Following the health crisis, the business tenant will often find this advantageous for several reasons. For example, there is a decline in visitor numbers in tourist towns due to administrative restrictions or a decrease in rental value.
Indexation clause and revenue clause
An indexation clause or revenue clause (based on the turnover or revenue of the hotel, restaurant, or café) can also be included in the lease. This revision clause allows the landlord to increase the rent by 10% per year, but only if its current value exceeds one-quarter of the initial value.
The revenue clause allows the rent to vary according to the business’s revenue: if it increases, the rent will increase as agreed in the lease.
The indexation clause or revenue clause also allows for rent reductions due to economic crises (lower rent amounts) or a decrease in the hotel, restaurant, or café’s turnover.
However, an indexation clause that only allows for increases should be considered null and void because the tenant could not benefit from a rent reduction through indexation. In this type of clause, each party must bear the risk of a rent increase that would be unfavorable to them.
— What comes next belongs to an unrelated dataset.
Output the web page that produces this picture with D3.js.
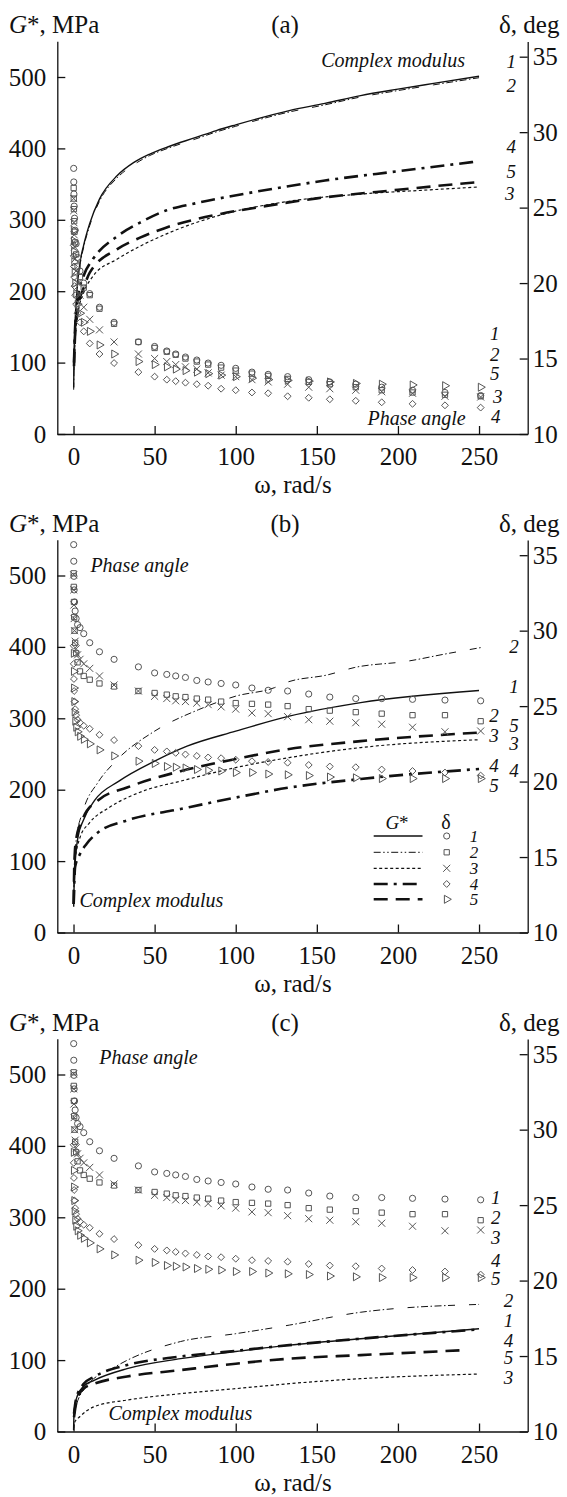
<!DOCTYPE html>
<html>
<head>
<meta charset="utf-8">
<script src="https://cdn.jsdelivr.net/npm/d3@7"></script>
<style>
  body { margin: 0; background: #fff; }
  text { font-family: "Liberation Serif", "Times New Roman", serif; fill: #111; }
</style>
</head>
<body>
<div id="chart"></div>
<script>
// frequency points of the phase-angle sweep, rad/s
var omega = [0.1, 0.16, 0.25, 0.4, 0.63, 1, 1.6, 2.5, 4, 6.3, 10, 16, 25, 40, 50, 57.5, 63, 69, 76, 83, 91, 100, 110, 120, 132, 145, 158, 174, 190, 209, 229, 251];

// panel (a) phase angle, deg
var deltaA1 = [27.6, 26.7, 25.9, 25.1, 24.3, 23.5, 22.6, 21.7, 20.8, 20.0, 19.3, 18.4, 17.4, 16.1, 15.8, 15.5, 15.3, 15.1, 14.9, 14.7, 14.55, 14.35, 14.1, 13.95, 13.8, 13.6, 13.45, 13.3, 13.1, 12.9, 12.75, 12.55];
var deltaA2 = [26.3, 25.6, 24.9, 24.1, 23.4, 22.7, 21.9, 21.1, 20.4, 19.7, 19.2, 18.3, 17.3, 16.1, 15.7, 15.45, 15.25, 15.0, 14.8, 14.6, 14.4, 14.2, 14.0, 13.85, 13.65, 13.45, 13.3, 13.1, 12.9, 12.75, 12.6, 12.5];
var deltaA3 = [25.6, 24.8, 24.0, 23.2, 22.4, 21.6, 20.8, 20.0, 19.2, 18.4, 17.6, 16.9, 16.1, 15.3, 15.0, 14.8, 14.6, 14.45, 14.3, 14.05, 13.9, 13.8, 13.6, 13.45, 13.3, 13.1, 13.0, 12.9, 12.8, 12.7, 12.5, 12.45];
var deltaA4 = [22.5, 21.8, 21.1, 20.4, 19.8, 19.2, 18.6, 18.0, 17.4, 16.8, 16.0, 15.3, 14.7, 14.1, 13.8, 13.6, 13.5, 13.4, 13.3, 13.2, 13.0, 12.9, 12.75, 12.7, 12.5, 12.4, 12.3, 12.2, 12.1, 12.0, 11.9, 11.75];
var deltaA5 = [23.5, 22.8, 22.1, 21.4, 20.7, 20.0, 19.3, 18.6, 18.0, 17.4, 16.8, 15.9, 15.3, 14.8, 14.6, 14.45, 14.3, 14.2, 14.1, 14.0, 13.9, 13.8, 13.7, 13.6, 13.55, 13.5, 13.45, 13.35, 13.3, 13.25, 13.2, 13.1];

// panels (b) and (c) phase angle, deg (same sweep in both)
var deltaB1 = [35.7, 34.6, 33.6, 32.7, 31.9, 31.3, 30.8, 30.4, 30.2, 29.8, 29.2, 28.6, 28.1, 27.6, 27.2, 27.1, 27.0, 26.9, 26.7, 26.6, 26.5, 26.4, 26.2, 26.05, 26.0, 25.8, 25.6, 25.5, 25.5, 25.45, 25.4, 25.35];
var deltaB2 = [33.8, 32.9, 31.9, 30.9, 30.0, 29.2, 28.5, 27.9, 27.3, 27.0, 26.75, 26.5, 26.3, 26.0, 25.87, 25.76, 25.65, 25.6, 25.5, 25.43, 25.3, 25.2, 25.15, 25.1, 25.0, 24.8, 24.7, 24.6, 24.5, 24.4, 24.4, 24.0];
var deltaB3 = [33.7, 32.7, 31.7, 30.8, 30.0, 29.3, 28.8, 28.4, 28.1, 27.8, 27.5, 27.0, 26.4, 26.0, 25.65, 25.5, 25.35, 25.3, 25.2, 25.1, 24.95, 24.8, 24.55, 24.5, 24.3, 24.1, 24.0, 23.9, 23.8, 23.6, 23.3, 23.35];
var deltaB4 = [29.0, 27.8, 26.8, 26.0, 25.3, 24.8, 24.4, 24.1, 23.9, 23.7, 23.5, 23.1, 22.75, 22.35, 22.1, 22.0, 21.9, 21.8, 21.7, 21.6, 21.55, 21.45, 21.35, 21.3, 21.25, 21.1, 21.0, 20.95, 20.8, 20.7, 20.6, 20.4];
var deltaB5 = [28.5, 27.3, 26.2, 25.3, 24.6, 24.0, 23.6, 23.3, 23.0, 22.8, 22.5, 22.1, 21.7, 21.35, 21.2, 21.0, 20.95, 20.9, 20.8, 20.75, 20.7, 20.6, 20.6, 20.5, 20.45, 20.4, 20.3, 20.25, 20.2, 20.2, 20.2, 20.2];

// complex modulus G*, [omega, MPa]
var gA1 = [[0.1, 65], [0.3, 105], [0.6, 135], [1, 158], [2, 198], [4, 240], [6.3, 265], [10, 295], [16, 329], [27, 362], [37, 380], [47, 392], [58, 402], [75, 415], [88, 425], [100, 433], [133, 453], [155, 463], [177, 474], [200, 483], [222, 491], [250, 501]];
var gA2 = [[0.1, 62], [0.3, 100], [0.6, 130], [1, 155], [2, 194], [4, 236], [6.3, 262], [10, 292], [16, 326], [27, 359], [37, 377], [47, 390], [58, 400], [75, 413], [88, 423], [100, 431], [133, 451], [155, 461], [177, 472], [200, 481], [222, 489], [250, 499]];
var gA3 = [[0.3, 90], [1, 130], [3, 172], [6.3, 198], [12, 221], [27, 245], [41, 263], [57, 280], [88, 305], [133, 326], [177, 336], [220, 342], [250, 346]];
var gA4 = [[0.3, 100], [1, 150], [3, 195], [6.3, 222], [12, 245], [27, 277], [41, 296], [57, 313], [75, 323], [97, 333], [130, 346], [155, 355], [200, 368], [250, 382]];
var gA5 = [[0.3, 95], [1, 140], [3, 180], [6.3, 205], [10, 226], [27, 259], [41, 275], [57, 289], [90, 308], [115, 318], [150, 330], [200, 342], [250, 353]];

var gB1 = [[0.1, 36], [0.3, 60], [0.9, 92], [2.7, 133], [6, 157], [13, 185], [28, 212], [50, 240], [70, 261], [100, 282], [133, 303], [177, 322], [250, 339]];
var gB2 = [[0.5, 95], [1.6, 129], [6, 171], [15, 210], [26, 240], [50, 282], [77, 312], [100, 331], [124, 343], [131, 350], [157, 361], [173, 371], [206, 380], [229, 390], [251, 399]];
var gB3 = [[0.1, 40], [0.5, 92], [4, 133], [10, 154], [22, 175], [44, 199], [66, 212], [100, 231], [133, 245], [177, 259], [250, 270]];
var gB4 = [[0.1, 40], [1, 92], [4, 110], [8, 124], [15, 140], [33, 157], [66, 173], [100, 189], [133, 203], [177, 215], [250, 229]];
var gB5 = [[0.1, 40], [0.5, 96], [1.5, 129], [6, 161], [15, 185], [33, 203], [66, 226], [100, 243], [133, 257], [177, 268], [250, 280]];

var gC1 = [[0.05, 2], [0.3, 25], [1.5, 44], [6, 63], [13, 72], [33, 88], [66, 102], [100, 112], [133, 121], [177, 130], [250, 144]];
var gC2 = [[0.3, 20], [1.5, 35], [8, 63], [26, 91], [66, 126], [100, 137], [133, 149], [177, 167], [250, 178]];
var gC3 = [[0.1, 5], [0.5, 12], [4, 21], [13, 35], [33, 44], [66, 53], [100, 60], [133, 67], [177, 74], [250, 80.5]];
var gC4 = [[0.3, 25], [1.5, 45], [6, 66], [13, 77], [33, 93], [66, 105], [100, 113], [133, 121], [177, 130], [250, 143]];
var gC5 = [[0.3, 20], [1.5, 38], [6, 60], [13, 67], [33, 77], [66, 86], [100, 95], [133, 102], [177, 107], [242, 114]];

// tick labels
var xTicks = [0, 50, 100, 150, 200, 250];
var gTicks = [0, 100, 200, 300, 400, 500];
var dTicks = [10, 15, 20, 25, 30, 35];

// annotations: [omega, MPa, text]
var notesA = [[267, 512, "1"], [267, 479, "2"], [267, 393, "4"], [267, 359, "5"], [266, 328, "3"],
              [256.8, 132, "1"], [256.8, 102, "2"], [256.8, 76, "5"], [258.6, 43, "3"], [257.4, 15, "4"]];
var notesB = [[268.6, 391, "2"], [268.6, 335, "1"], [268.6, 281, "5"], [268.6, 256, "3"], [268.6, 218, "4"],
              [256.3, 295, "2"], [256.3, 267, "3"], [256.3, 225, "4"], [256.3, 197, "5"]];
var notesC = [[257.4, 319, "1"], [257.4, 291, "2"], [257.4, 263, "3"], [257.4, 230, "4"], [257.4, 205, "5"],
              [265.2, 174, "2"], [265.2, 147, "1"], [265.2, 119, "4"], [265.2, 95, "5"], [265.2, 67, "3"]];

var lineStyles = [
  {w: 1.4, dash: null},
  {w: 1.0, dash: "7,2.5,1.5,2.5,7,2.5,1.5,2.5,7,2.5,1.5,2.5,7,14"},
  {w: 1.2, dash: "3,2.5"},
  {w: 2.6, dash: "14,6,3,6"},
  {w: 2.6, dash: "14,8"}
];
var symbols = [d3.symbolCircle, d3.symbolSquare, d3.symbolTimes || d3.symbolCross, d3.symbolDiamond2 || d3.symbolDiamond, d3.symbolTriangle];
var symSize = [30, 28, 34, 30, 28];

var svg = d3.select("#chart").append("svg")
    .attr("width", 567)
    .attr("height", 1497);

var x = d3.scaleLinear().domain([-10, 280]).range([57.3, 527.7]);

function panel({bottom, tag, lines, deltas, notes, legend, phaseNote, modulusNote})
{
    var yL = d3.scaleLinear().domain([0, 550]).range([bottom, bottom - 392.7]);
    var yR = d3.scaleLinear().domain([10, 36]).range([bottom, bottom - 392.4]);
    var g = svg.append("g");

    var xAxis = d3.axisBottom(x).tickValues(xTicks).tickSizeInner(-8).tickSizeOuter(0).tickPadding(13.5);
    var lAxis = d3.axisLeft(yL).tickValues(gTicks).tickSizeInner(-8).tickSizeOuter(0).tickPadding(11);
    var rAxis = d3.axisRight(yR).tickValues(dTicks).tickSizeInner(-8).tickSizeOuter(0).tickPadding(5);

    g.append("g").attr("transform", "translate(0," + bottom + ")").call(xAxis);
    g.append("g").attr("transform", "translate(" + x.range()[0] + ",0)").call(lAxis);
    g.append("g").attr("transform", "translate(" + x.range()[1] + ",0)").call(rAxis);
    g.selectAll(".domain, .tick line").attr("stroke", "#111").attr("stroke-width", 1.3);
    g.selectAll(".tick text").attr("font-size", 25).attr("fill", "#111")
        .style("font-family", '"Liberation Serif", "Times New Roman", serif');

    // titles
    var t = g.append("text").attr("x", 9).attr("y", bottom - 401).attr("font-size", 25);
    t.append("tspan").attr("font-style", "italic").text("G");
    t.append("tspan").text("*, MPa");
    g.append("text").attr("x", 285).attr("y", bottom - 401).attr("font-size", 25)
        .attr("text-anchor", "middle").text("(" + tag + ")");
    g.append("text").attr("x", 499).attr("y", bottom - 401).attr("font-size", 25).text("δ, deg");
    g.append("text").attr("x", 293).attr("y", bottom + 59).attr("font-size", 25)
        .attr("text-anchor", "middle").text("ω, rad/s");

    // G* curves
    var line = d3.line().x(d => x(d[0])).y(d => yL(d[1])).curve(d3.curveMonotoneX);
    lines.forEach(function(s, i) {
        g.append("path").datum(s)
            .attr("d", line)
            .attr("fill", "none")
            .attr("stroke", "#111")
            .attr("stroke-width", lineStyles[i].w)
            .attr("stroke-dasharray", lineStyles[i].dash);
    });

    // phase angle markers
    deltas.forEach(function(s, i) {
        g.append("g").selectAll("path")
            .data(s)
            .enter()
            .append("path")
            .attr("d", d3.symbol().type(symbols[i]).size(symSize[i]))
            .attr("transform", function(d, k) {
                return "translate(" + x(omega[k]) + "," + yR(d) + ")" + (i == 4 ? " rotate(90)" : "");
            })
            .attr("fill", "none")
            .attr("stroke", "#555")
            .attr("stroke-width", 1);
    });

    // curve numbers
    g.append("g").selectAll("text")
        .data(notes)
        .enter()
        .append("text")
        .attr("x", d => x(d[0]))
        .attr("y", d => yL(d[1]))
        .attr("font-size", 19)
        .attr("font-style", "italic")
        .text(d => d[2]);

    g.append("text").attr("x", x(phaseNote[0])).attr("y", yL(phaseNote[1]))
        .attr("text-anchor", phaseNote[2]).attr("font-size", 20).attr("font-style", "italic").text("Phase angle");
    g.append("text").attr("x", x(modulusNote[0])).attr("y", yL(modulusNote[1]))
        .attr("text-anchor", modulusNote[2]).attr("font-size", 20).attr("font-style", "italic").text("Complex modulus");

    if (legend) {
        var lg = g.append("g");
        var h = lg.append("text").attr("x", 397).attr("y", bottom - 104).attr("font-size", 19).attr("text-anchor", "middle");
        h.append("tspan").attr("font-style", "italic").text("G");
        h.append("tspan").text("*");
        lg.append("text").attr("x", 446).attr("y", bottom - 104).attr("font-size", 20).attr("text-anchor", "middle").text("δ");
        var rows = [96.5, 80.2, 64.2, 48.5, 33.2];
        rows.forEach(function(r, i) {
            var yy = bottom - r;
            lg.append("line").attr("x1", 373.7).attr("x2", 422.5).attr("y1", yy).attr("y2", yy)
                .attr("stroke", "#111").attr("stroke-width", lineStyles[i].w)
                .attr("stroke-dasharray", i == 1 ? "7,2.5,1.5,2.5,1.5,2.5" : lineStyles[i].dash);
            lg.append("path").attr("d", d3.symbol().type(symbols[i]).size(symSize[i]))
                .attr("transform", "translate(446.7," + yy + ")" + (i == 4 ? " rotate(90)" : ""))
                .attr("fill", "none").attr("stroke", "#555").attr("stroke-width", 1);
            lg.append("text").attr("x", 474).attr("y", yy + 6).attr("font-size", 17)
                .attr("font-style", "italic").attr("text-anchor", "middle").text(i + 1);
        });
    }
}

panel({bottom: 434, tag: "a",
       lines: [gA1, gA2, gA3, gA4, gA5],
       deltas: [deltaA1, deltaA2, deltaA3, deltaA4, deltaA5],
       notes: notesA,
       phaseNote: [241.8, 12.6, "end"], modulusNote: [241.4, 514, "end"]});
panel({bottom: 932.5, tag: "b",
       lines: [gB1, gB2, gB3, gB4, gB5],
       deltas: [deltaB1, deltaB2, deltaB3, deltaB4, deltaB5],
       notes: notesB, legend: true,
       phaseNote: [10.4, 505, "start"], modulusNote: [3.7, 35.7, "start"]});
panel({bottom: 1431.5, tag: "c",
       lines: [gC1, gC2, gC3, gC4, gC5],
       deltas: [deltaB1, deltaB2, deltaB3, deltaB4, deltaB5],
       notes: notesC,
       phaseNote: [15.9, 515, "start"], modulusNote: [21.5, 16.1, "start"]});
</script>
</body>
</html>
Only the prohibited clause must be invalidated (Cass, civ 3rd, January 12, 2022, No. 21-11.169).
Specificity of the hotel industry (Article R145-10 of the French Commercial Law Code)
If the premises are univalent (they cannot be used for another purpose without significant and costly renovations), the rent may be subject to substantial fluctuations.
The fact that the restaurant’s clientele is closely dependent on the hotel is evidence that can demonstrate the single-purpose nature of the premises (CA Paris, January 24, 2018, Case No. 17/00017, 5th Chamber, Section 4LC).
The amount of the hotel’s rent will be calculated based on its theoretical turnover: either by the hotel method (used by the judge) associating the maximum and then actual occupancy rate of the establishment with the gross and net rental values, or by the real estate method associating the turnover with the cost of the investment for the tenant.